Again, I am not cryptographer. But as a person who wants his data to be secure I don't see anything wrong with different teams trying different approaches. I 100% agree that people crave a good encrypted communication system, but I'm not sure it can be achieved in a world where everybody uses similar methods. What if some of the common "best practices" are intentionally promoted in the crypto-community as the best ones exactly because they contain flaws and backdoors?
Please allow me to give you an example of something that could be just that.
The Telegram team was criticized by some NH critics for their custom auth key exchange protocol. People asked – why take a random value from server and a random value from client and combine both with a creepy function? Why not, e.g., just generate a random value on the client and use RSA instead? Well, the answer is simple – the Telegram guys did not trust that the random value generated on the client-side was really random.
In August 2013 it turned out that their custom approach to protocol enabled Telegram to stay more secure when multiple other secure apps using more conventional solutions were hacked (http://android-developers.blogspot.ru/2013/08/some-secureran...). Many Bitcoin apps were cracked and people lost money, Open Whisper Systems (I noticed these guys are aggressively promoted here in the NH community as the epitome of best security) had to hasten to patch their RedPhone app to avoid that vulnerability.
So I'm kind of suspicious when I see strong pressure to enforce the use of common techniques and get rid of uncommon ones just because they are uncommon. I think the Telegram guys have the right to choose their own path, and I'm sure our society will only benefit from it.

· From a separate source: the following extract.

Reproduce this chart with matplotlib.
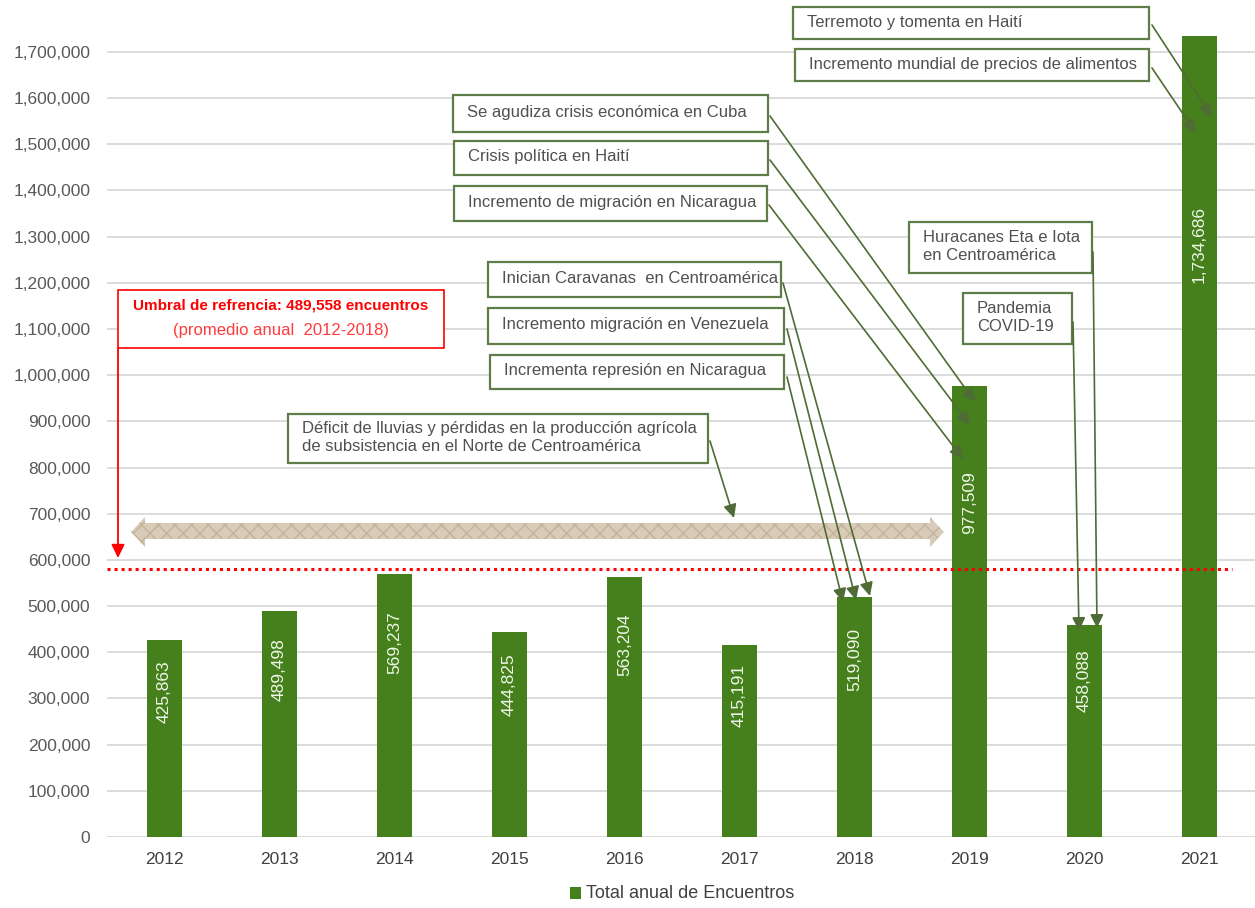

Of course, building custom solutions is no easy task and requires a lot of effort. But I've seen some of the Telegram guys (yes, the "6 ACM champions") create things that I'd thought were impossible. Maybe I am wrong in putting my trust in their abilities, and I will be fined $200K+ for my naivete. However, I am willing to continue financing such contests, and I do hope that eventually we'll all get something much more valuable than $200K.